Objectives To define how peroxisome proliferator-activated receptor (PPAR) β/δ expression level in mesenchymal stem cells (MSCs) could predict and direct both their immunosuppressive and therapeutic properties. PPARβ/δ interacts with factors such as nuclear factor-kappa B (NF-κB) and regulates the expression of molecules including vascular cell adhesion molecule (VCAM)-1 and intercellular adhesion molecule (ICAM)-1. Since these molecules are critical for MSC function, we investigated the role of PPARβ/δ on MSC immunosuppressive properties.

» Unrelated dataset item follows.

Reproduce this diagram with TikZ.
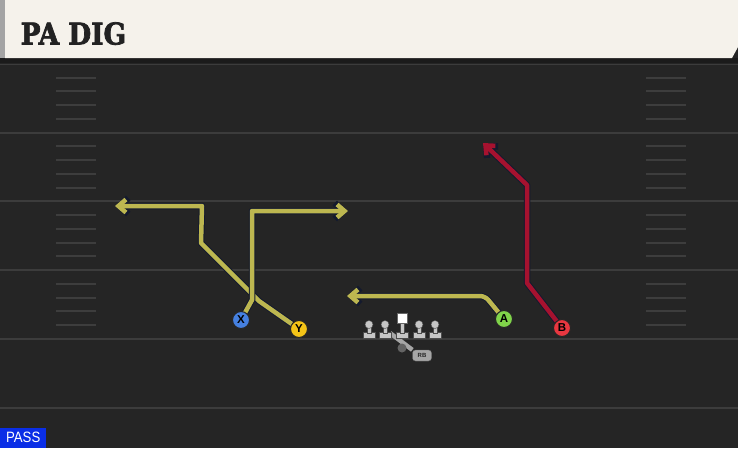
\documentclass[tikz,border=0pt]{standalone}
\usepackage{graphicx}
\usepackage{fontspec}
\setmainfont{Liberation Sans}
\newfontfamily\titlefont{DejaVu Serif}[FakeBold=2.5]
\usetikzlibrary{arrows.meta}
\definecolor{fieldbg}{HTML}{252525}
\definecolor{fielddark}{HTML}{1B1B1B}
\definecolor{yardcol}{HTML}{3C3C3C}
\definecolor{hashcol}{HTML}{3D3D3D}
\definecolor{cream}{HTML}{F5F2EB}
\definecolor{stripgray}{HTML}{A4A4A4}
\definecolor{titlecol}{HTML}{222222}
\definecolor{routeyellow}{HTML}{BDB750}
\definecolor{routered}{HTML}{A6122F}
\definecolor{outlinecol}{HTML}{141A2E}
\definecolor{xblue}{HTML}{4580E0}
\definecolor{yyellow}{HTML}{F4C417}
\definecolor{agreen}{HTML}{80D44A}
\definecolor{bred}{HTML}{E83740}
\definecolor{linegray}{HTML}{C6C6C6}
\definecolor{rbgray}{HTML}{A6A6A6}
\definecolor{passblue}{HTML}{0A2EE6}
\pgfdeclarelayer{field}
\pgfdeclarelayer{routes}
\pgfsetlayers{field,routes,main}
\begin{document}
\begin{tikzpicture}[x=1pt,y=-1pt,
  player/.style={circle, draw=black!85, line width=1pt, minimum size=17pt, inner sep=0pt,
    font=\bfseries\fontsize{11.5}{11.5}\selectfont, text=black},
  routeout/.style={line width=6.5pt, draw=outlinecol, line join=round,
    -{Straight Barb[length=8.5pt,width=16pt,line join=miter]}},
  routein/.style={line width=4.5pt, line join=round,
    -{Straight Barb[length=7.5pt,width=13pt,line join=miter]}},
  yardline/.style={draw=yardcol, line width=2pt},
  hashmark/.style={draw=hashcol, line width=2pt},
  lineman/.style={fill=linegray, draw=black!70, line width=0.4pt}
]
\useasboundingbox (0,0) rectangle (738,448);
\begin{pgfonlayer}{field}
  % field
  \fill[fieldbg] (0,0) rectangle (738,448);
  \fill[fielddark] (0,58) rectangle (738,63);
  \draw[draw=yardcol, line width=1.5pt] (0,64.5) -- (738,64.5);
  \foreach \yy in {132.5,201.25,270,338.75,407.5}{
    \draw[yardline] (0,\yy) -- (738,\yy);
  }
  \foreach \base in {132.5,201.25,270,338.75}{
    \foreach \k in {1,2,3,4}{
      \draw[hashmark] (56,\base-13.75*\k) -- (96,\base-13.75*\k);
      \draw[hashmark] (646,\base-13.75*\k) -- (686,\base-13.75*\k);
    }
  }
  % header
  \fill[cream] (5,0) -- (738,0) -- (738,47) -- (732,58) -- (5,58) -- cycle;
  \fill[stripgray] (0,0) rectangle (5,58);
\end{pgfonlayer}

\node[anchor=base west, inner sep=0pt, text=titlecol] (title) at (20.5,44.5)
  {\titlefont\bfseries\fontsize{30}{30}\selectfont\scalebox{0.88}[1]{PA DIG}};

\node[anchor=south west, fill=passblue, text=white, minimum width=46pt, minimum height=20pt,
  inner sep=0pt, font=\fontsize{15}{15}\selectfont] (pass) at (0,448) {\scalebox{0.88}[1]{PASS}};

% players
\node[player, fill=xblue] (X) at (241,320) {X};
\node[player, fill=yyellow] (Y) at (299,329) {Y};
\node[player, fill=agreen] (A) at (504,319) {A};
\node[player, fill=bred] (B) at (562,328) {B};

% offensive line and backfield
\coordinate (rbpath) at (390,333);
\node[fill=rbgray!60!black, circle, inner sep=0pt, minimum size=9pt] (rbdot) at (402,348) {};
\node[fill=rbgray, rounded corners=3pt, inner sep=0pt, minimum width=19pt, minimum height=11pt,
  font=\bfseries\fontsize{6}{6}\selectfont, text=black!85, draw=black!60, line width=0.3pt] (RB) at (422,355.5) {RB};
\begin{pgfonlayer}{routes}
  \draw[rbgray, line width=4.5pt] (rbpath) -- (RB.north west);
\end{pgfonlayer}
\foreach \xx in {369,385,419,435}{
  \fill[lineman] (\xx-6,332.5) rectangle (\xx+6,338);
  \fill[lineman] (\xx-2.2,324) rectangle (\xx+2.2,333);
  \fill[lineman] (\xx,324.5) circle (4pt);
}
\fill[lineman] (396,332.5) rectangle (408,338);
\fill[lineman] (399.8,322) rectangle (404.2,333);
\node[fill=white, draw=black!60, line width=0.4pt, minimum size=10pt, inner sep=0pt] (C) at (402,318) {};

% routes
\begin{pgfonlayer}{routes}
  \coordinate (y1) at (259,301);
  \coordinate (y2) at (201,243);
  \coordinate (y3) at (202,206);
  \coordinate (yend) at (115,206);
  \draw[routeout] (Y.center) -- (y1) -- (y2) -- (y3) -- (yend);
  \draw[routein, routeyellow] (Y.center) -- (y1) -- (y2) -- (y3) -- (yend);

  \coordinate (x1) at (252,300);
  \coordinate (x2) at (252,211);
  \coordinate (xend) at (348,211);
  \draw[routeout] (X.center) -- (x1) -- (x2) -- (xend);
  \draw[routein, routeyellow] (X.center) -- (x1) -- (x2) -- (xend);

  \coordinate (a1) at (485,296);
  \coordinate (aend) at (347,296);
  \draw[routeout, rounded corners=5pt] (A.center) -- (a1) -- (aend);
  \draw[routein, routeyellow, rounded corners=5pt] (A.center) -- (a1) -- (aend);

  \coordinate (b1) at (527,283);
  \coordinate (b2) at (527,185);
  \coordinate (bend) at (483,143);
  \draw[routeout] (B.center) -- (b1) -- (b2) -- (bend);
  \draw[routein, routered] (B.center) -- (b1) -- (b2) -- (bend);
\end{pgfonlayer}
\end{tikzpicture}
\end{document}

Methods We either treated human MSCs (hMSCs) with the irreversible PPARβ/δ antagonist (GSK3787) or derived MSCs from mice deficient for PPARβ/δ (PPARβ/δ^−/− MSCs). We used the collagen-induced arthritis (CIA) as model of immune-mediated disorder and the MSC-immune cell coculture assays.

Results Modulation of PPARβ/δ expression in hMSCs either using GSK3787 or hMSCs from different origin reveals that MSC immunosuppressive potential is inversely correlated with Ppard expression. This was consistent with the higher capacity of PPARβ/δ^−/− MSCs to inhibit both the proliferation of T lymphocytes, in vitro, and arthritic development and progression in CIA compared with PPARβ/δ^+/+ MSCs. When primed with proinflammatory cytokines to exhibit an immunoregulatory phenotype, PPARβ/δ^−/− MSCs expressed a higher level of mediators of MSC immunosuppression including VCAM-1, ICAM-1 and nitric oxide (NO) than PPARβ/δ^+/+ MSCs. The enhanced NO₂ production by PPARβ/δ^−/− MSCs was due to the increased retention of NF-κB p65 subunit on the κB elements of the inducible nitric oxide synthase promoter resulting from PPARβ/δ silencing.

Conclusions Our study is the first to show that the inhibition or knockdown of PPARβ/δ in MSCs primes their immunoregulatory functions. Thus, the regulation of PPARβ/δ expression provides a new strategy to generate therapeutic MSCs with a stable regulatory phenotype.